Сама не зная почему, она испытала глубочайшее разочарование. Все эти годы Орландо думала о литературе (оправданием ей служат уединение, положение и пол) как о чем-то необузданном, словно ветер, горячем, словно огонь, стремительном, словно молния; как о чем-то блуждающем, непредсказуемом, внезапном, и вот оказывается, что литература – пожилой джентльмен в сером костюме, болтающий о герцогинях. Мощь разочарования была такова, что верхняя пуговка на ее груди не выдержала, ворот распахнулся, и из-за пазухи выпала поэма «Дуб».
– Рукопись! – воскликнул сэр Николас, надевая пенсне. – Как интересно, как необычайно интересно! Позвольте-ка взглянуть.

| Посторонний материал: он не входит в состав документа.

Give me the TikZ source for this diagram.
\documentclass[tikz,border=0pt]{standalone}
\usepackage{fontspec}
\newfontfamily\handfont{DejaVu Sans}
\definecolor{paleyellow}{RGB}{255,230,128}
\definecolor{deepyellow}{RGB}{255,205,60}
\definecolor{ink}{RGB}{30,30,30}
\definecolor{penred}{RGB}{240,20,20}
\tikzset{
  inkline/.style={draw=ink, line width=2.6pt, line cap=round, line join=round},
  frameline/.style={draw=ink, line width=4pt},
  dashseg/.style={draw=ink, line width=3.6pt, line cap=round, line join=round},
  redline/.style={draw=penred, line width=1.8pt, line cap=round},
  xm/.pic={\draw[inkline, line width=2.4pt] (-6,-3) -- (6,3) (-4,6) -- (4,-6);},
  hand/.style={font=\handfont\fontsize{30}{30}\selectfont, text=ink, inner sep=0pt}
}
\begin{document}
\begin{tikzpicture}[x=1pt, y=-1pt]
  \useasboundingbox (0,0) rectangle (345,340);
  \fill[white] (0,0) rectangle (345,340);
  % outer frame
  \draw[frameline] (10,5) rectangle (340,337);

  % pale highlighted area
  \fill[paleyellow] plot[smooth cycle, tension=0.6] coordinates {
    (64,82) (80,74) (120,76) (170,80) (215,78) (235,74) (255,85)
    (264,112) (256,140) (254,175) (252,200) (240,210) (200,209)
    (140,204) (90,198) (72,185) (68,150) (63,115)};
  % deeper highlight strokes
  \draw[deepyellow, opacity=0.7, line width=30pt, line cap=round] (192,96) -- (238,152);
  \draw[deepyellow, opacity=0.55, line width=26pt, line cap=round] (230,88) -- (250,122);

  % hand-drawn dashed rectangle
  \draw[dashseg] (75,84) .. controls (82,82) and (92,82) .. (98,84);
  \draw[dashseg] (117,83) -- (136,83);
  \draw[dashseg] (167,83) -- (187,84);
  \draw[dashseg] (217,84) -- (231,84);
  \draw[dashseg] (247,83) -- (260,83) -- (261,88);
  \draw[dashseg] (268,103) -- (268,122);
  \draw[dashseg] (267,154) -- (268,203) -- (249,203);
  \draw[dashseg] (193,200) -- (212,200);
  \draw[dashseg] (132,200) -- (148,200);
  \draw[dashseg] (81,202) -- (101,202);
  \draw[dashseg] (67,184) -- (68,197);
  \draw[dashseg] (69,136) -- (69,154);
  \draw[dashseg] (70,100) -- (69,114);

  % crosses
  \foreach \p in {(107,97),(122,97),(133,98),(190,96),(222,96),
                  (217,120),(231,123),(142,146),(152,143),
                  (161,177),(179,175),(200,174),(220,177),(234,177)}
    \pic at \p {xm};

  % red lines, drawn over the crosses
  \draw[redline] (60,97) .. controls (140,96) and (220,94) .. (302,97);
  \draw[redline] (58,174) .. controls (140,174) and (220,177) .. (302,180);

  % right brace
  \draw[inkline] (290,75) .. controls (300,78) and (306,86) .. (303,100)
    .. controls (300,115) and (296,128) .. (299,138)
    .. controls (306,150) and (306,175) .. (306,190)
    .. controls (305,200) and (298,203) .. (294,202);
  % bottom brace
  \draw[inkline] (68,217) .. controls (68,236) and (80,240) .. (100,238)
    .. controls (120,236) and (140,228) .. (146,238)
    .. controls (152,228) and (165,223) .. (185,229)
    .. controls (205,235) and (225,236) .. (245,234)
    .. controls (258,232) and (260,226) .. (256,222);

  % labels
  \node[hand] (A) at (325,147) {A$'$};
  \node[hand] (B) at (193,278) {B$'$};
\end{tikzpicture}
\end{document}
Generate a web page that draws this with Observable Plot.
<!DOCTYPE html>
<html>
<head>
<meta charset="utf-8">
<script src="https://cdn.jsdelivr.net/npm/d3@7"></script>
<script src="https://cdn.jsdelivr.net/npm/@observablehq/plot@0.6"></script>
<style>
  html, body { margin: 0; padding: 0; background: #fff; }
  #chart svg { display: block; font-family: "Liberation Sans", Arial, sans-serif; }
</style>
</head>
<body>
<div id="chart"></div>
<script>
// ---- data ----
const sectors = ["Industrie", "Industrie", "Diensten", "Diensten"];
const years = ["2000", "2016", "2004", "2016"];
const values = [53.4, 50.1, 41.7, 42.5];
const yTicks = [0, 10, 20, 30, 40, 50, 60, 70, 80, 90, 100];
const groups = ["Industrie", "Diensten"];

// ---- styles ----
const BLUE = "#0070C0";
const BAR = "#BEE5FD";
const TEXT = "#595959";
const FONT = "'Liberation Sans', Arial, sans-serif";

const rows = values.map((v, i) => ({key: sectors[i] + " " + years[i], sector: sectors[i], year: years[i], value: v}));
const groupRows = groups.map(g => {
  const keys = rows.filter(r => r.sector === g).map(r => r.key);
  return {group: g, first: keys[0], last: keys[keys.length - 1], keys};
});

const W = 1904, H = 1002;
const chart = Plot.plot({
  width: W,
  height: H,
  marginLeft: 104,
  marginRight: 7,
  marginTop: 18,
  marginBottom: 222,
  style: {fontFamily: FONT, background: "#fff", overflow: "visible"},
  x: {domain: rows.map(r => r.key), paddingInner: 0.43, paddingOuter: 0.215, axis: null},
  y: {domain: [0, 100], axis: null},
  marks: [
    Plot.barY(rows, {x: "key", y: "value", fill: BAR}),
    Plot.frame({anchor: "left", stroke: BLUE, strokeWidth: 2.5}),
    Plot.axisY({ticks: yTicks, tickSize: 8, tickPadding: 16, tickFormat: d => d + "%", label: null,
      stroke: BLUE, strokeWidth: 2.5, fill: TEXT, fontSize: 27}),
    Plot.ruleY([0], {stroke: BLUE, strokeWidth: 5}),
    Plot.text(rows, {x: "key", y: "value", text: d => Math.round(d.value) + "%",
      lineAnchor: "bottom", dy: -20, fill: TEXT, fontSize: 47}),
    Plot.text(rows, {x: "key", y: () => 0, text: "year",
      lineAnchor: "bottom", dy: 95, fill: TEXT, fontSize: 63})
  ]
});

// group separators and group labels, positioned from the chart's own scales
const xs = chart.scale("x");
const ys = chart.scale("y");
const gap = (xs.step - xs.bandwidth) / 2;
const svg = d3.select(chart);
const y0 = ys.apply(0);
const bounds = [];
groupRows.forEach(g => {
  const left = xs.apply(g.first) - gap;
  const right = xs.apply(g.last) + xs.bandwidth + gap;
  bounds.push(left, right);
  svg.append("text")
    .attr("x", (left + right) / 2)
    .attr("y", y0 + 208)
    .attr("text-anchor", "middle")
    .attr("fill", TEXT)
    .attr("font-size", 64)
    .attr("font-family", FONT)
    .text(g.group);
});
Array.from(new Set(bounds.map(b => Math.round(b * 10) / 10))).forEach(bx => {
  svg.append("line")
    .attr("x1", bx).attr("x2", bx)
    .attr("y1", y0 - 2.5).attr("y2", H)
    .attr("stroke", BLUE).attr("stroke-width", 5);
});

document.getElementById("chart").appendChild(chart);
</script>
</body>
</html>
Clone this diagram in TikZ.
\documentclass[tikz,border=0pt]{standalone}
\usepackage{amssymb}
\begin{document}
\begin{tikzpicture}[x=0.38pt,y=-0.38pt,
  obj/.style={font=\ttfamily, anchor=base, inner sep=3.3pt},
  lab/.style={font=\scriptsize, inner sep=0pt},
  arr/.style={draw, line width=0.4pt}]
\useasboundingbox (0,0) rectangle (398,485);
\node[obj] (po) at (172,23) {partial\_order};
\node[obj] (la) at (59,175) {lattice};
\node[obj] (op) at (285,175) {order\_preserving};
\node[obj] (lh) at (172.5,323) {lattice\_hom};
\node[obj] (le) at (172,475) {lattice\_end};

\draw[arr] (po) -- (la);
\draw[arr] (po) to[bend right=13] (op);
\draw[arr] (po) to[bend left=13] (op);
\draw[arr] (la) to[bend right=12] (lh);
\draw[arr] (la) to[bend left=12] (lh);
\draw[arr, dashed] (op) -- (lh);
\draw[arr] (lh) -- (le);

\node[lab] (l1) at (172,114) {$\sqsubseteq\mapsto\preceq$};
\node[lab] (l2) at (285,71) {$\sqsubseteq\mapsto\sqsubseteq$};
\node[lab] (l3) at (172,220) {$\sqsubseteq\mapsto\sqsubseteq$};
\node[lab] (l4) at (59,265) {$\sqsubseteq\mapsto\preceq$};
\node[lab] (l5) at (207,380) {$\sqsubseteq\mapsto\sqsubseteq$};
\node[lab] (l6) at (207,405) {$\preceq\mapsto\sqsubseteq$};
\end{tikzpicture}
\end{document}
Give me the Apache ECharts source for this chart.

И вот три сотни лет спустя Николас Грин вновь взял творение Орландо в руки, разложил между кофейными чашками и ликерными рюмками и принялся читать. Теперь его вердикт разительно отличался от прежнего. Перелистывая страницы, он заметил, что поэма чем-то напоминает «Катона» Аддисона и во многом превосходит «Времена года» Томсона. Он рад, что современного духа в ней нет и следа. Написано с уважением к правде, к природе, к велениям человеческого сердца, что весьма редко в наши дни неуемной эксцентричности. Разумеется, ее следует выпустить немедленно.